Your task:
Search the records below for the word "this" and show every line where it occurs.
* start *
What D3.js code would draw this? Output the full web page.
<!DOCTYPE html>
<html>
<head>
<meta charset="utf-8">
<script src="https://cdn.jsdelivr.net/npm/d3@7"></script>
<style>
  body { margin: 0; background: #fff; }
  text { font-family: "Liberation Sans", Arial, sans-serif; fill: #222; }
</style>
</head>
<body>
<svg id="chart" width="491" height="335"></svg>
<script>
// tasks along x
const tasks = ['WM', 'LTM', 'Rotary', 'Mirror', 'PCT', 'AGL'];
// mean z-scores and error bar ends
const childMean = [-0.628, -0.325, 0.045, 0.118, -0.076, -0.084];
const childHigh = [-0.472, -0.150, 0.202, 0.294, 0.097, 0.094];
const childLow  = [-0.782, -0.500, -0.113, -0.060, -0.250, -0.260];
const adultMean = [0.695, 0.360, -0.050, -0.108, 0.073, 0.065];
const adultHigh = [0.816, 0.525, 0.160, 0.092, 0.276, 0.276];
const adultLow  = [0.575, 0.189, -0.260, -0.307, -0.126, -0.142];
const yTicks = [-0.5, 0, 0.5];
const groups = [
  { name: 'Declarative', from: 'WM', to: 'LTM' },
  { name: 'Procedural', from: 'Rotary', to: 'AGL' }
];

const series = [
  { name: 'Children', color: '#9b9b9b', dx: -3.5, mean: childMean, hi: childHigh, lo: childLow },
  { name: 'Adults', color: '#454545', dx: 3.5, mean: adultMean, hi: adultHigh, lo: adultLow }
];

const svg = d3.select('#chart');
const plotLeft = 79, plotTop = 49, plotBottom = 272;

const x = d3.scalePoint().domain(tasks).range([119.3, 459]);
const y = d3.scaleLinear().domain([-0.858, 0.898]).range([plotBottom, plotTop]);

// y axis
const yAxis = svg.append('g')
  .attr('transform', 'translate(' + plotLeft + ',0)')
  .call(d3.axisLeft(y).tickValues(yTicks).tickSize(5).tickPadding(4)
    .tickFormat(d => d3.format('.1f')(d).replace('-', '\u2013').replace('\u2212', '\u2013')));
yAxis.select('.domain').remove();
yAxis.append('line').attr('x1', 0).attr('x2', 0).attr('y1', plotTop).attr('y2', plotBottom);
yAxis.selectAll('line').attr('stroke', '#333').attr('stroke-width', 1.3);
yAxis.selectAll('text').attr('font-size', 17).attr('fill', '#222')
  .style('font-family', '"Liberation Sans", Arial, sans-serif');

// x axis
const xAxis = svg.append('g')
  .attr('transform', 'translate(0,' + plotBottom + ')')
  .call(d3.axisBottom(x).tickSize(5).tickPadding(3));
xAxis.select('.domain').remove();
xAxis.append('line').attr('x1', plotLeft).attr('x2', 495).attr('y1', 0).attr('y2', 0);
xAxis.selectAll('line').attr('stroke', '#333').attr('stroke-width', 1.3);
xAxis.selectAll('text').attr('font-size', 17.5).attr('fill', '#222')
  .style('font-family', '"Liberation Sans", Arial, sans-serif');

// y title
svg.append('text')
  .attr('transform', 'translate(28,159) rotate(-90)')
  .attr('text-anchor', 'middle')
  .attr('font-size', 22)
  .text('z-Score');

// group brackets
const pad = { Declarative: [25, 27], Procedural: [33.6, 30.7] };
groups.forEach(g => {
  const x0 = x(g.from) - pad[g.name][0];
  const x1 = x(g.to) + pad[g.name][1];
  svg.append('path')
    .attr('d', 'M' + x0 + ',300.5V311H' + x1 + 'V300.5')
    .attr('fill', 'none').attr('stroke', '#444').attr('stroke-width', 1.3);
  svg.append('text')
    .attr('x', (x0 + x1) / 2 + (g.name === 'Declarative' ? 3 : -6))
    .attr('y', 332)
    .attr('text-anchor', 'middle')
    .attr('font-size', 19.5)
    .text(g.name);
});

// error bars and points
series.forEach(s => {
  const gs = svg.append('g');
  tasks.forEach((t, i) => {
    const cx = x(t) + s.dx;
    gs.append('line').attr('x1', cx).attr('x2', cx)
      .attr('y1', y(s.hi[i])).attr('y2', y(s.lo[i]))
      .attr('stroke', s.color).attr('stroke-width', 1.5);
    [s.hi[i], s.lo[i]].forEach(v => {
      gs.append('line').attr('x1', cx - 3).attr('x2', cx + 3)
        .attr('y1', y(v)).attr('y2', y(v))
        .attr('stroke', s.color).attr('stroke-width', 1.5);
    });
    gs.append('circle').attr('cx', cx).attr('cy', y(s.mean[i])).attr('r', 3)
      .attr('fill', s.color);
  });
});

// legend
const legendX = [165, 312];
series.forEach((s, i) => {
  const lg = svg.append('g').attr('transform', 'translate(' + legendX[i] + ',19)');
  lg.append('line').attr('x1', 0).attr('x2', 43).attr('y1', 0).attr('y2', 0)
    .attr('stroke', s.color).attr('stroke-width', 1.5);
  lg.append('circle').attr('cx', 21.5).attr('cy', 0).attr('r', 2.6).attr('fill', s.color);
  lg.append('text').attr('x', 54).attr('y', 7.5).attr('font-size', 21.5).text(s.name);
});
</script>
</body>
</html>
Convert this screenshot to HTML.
* end *
Full solution:
What D3.js code would draw this? Output the full web page.
Convert this screenshot to HTML.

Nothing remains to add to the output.